Of the longer pieces we need touch upon only two. These are the Prelude and Fugue in E minor and the Variations sérieuses. The former is the first of six such works published in 1837 as opus 35. The prelude is the best part of it. Though here as elsewhere he seems to have no new or interesting means to set the piano in vibration, though he holds without change to close arpeggio figures throughout, yet there is a breadth of style and a sweep which approaches real power of utterance. The fugue is excellently put together. The theme itself recalls Bach, for whom, be it mentioned, Mendelssohn had profound and constant admiration, and whose works his untiring labor resurrected and brought to public performance.
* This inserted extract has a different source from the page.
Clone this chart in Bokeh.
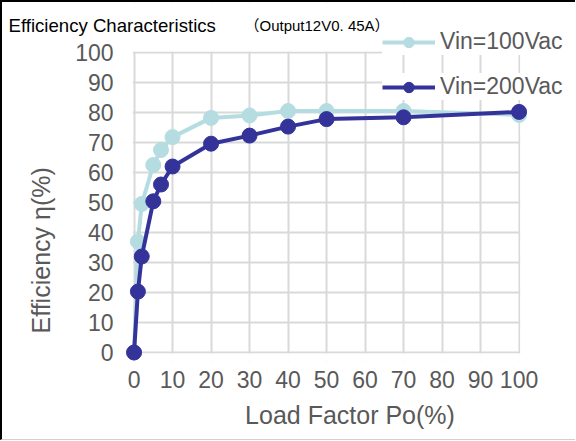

Still it need hardly be added that this fugue is a work of art, more than of expression. The inversion of the theme is clever, and there is a certain pompous grandeur in the sound of the chorale just before the end. The other preludes and fugues in the set are relatively uninteresting.

The Variations are worthy of study and are by no means lacking in musical value. The theme itself was happily chosen. There is a respectable sadness and melancholy in it far more dignified and genuine than the sentimentalities of the ‘Songs without Words.’ The harmonies which underlie it are hardly bold enough to dash beyond the diminished seventh; but a number of chromatic passing notes give the whole something like poignancy and considerable warmth. Moreover, it suggests chromatic treatment in the subsequent variations.

The variations themselves are full of change and offer a range of contrast of which Mendelssohn was not often master. The effect of the series as a whole is therefore stimulating and rather brilliant.

The first variation adds a counterpoint to the theme in groups of four sixteenths. The counterpoint in the second is of groups of six sixteenths. The first two variations thus seem to set the piece gradually into a free motion, which throughout the next two grows more vigorous and more nervous. The fifth is typical of Mendelssohnian agitation; but it serves as an excellent introduction to the chords of the sixth and seventh. The eighth and ninth work up to a frenzy of quick motion. Then follow two in a suppressed and quiet style, the first a little fugue, the second a brief and exquisite cantilena. The twelfth is the most vigorous of the lot, a movement as near the virtuoso style as Mendelssohn ever was able to produce. The thirteenth is interesting by reason of the contrast between the legato melody in the left hand and the excellent staccato counterpoint. A short adagio, rather superior to most of the songs in a similar style, forms the fourteenth. The fifteenth is transitional, the sixteenth and seventeenth merely lead up to the presto at the end. The entire group presents nothing in the treatment of the piano in advance of Weber, if, indeed, it anywhere equals him; but it is both in quality and in style a very fine piece of pianoforte music, which can hardly fall under the censure to which most of his music for the instrument is open.

There are two concertos and a concert piece for piano and orchestra. The latter owes its form and style very clearly to Weber’s concert piece in F minor. Both the concertos are fluent and plausible enough; the orchestra is handled with Mendelssohn’s customary good taste and sensitiveness; but the writing for the pianoforte is wholly commonplace and the themes themselves of little or no distinction.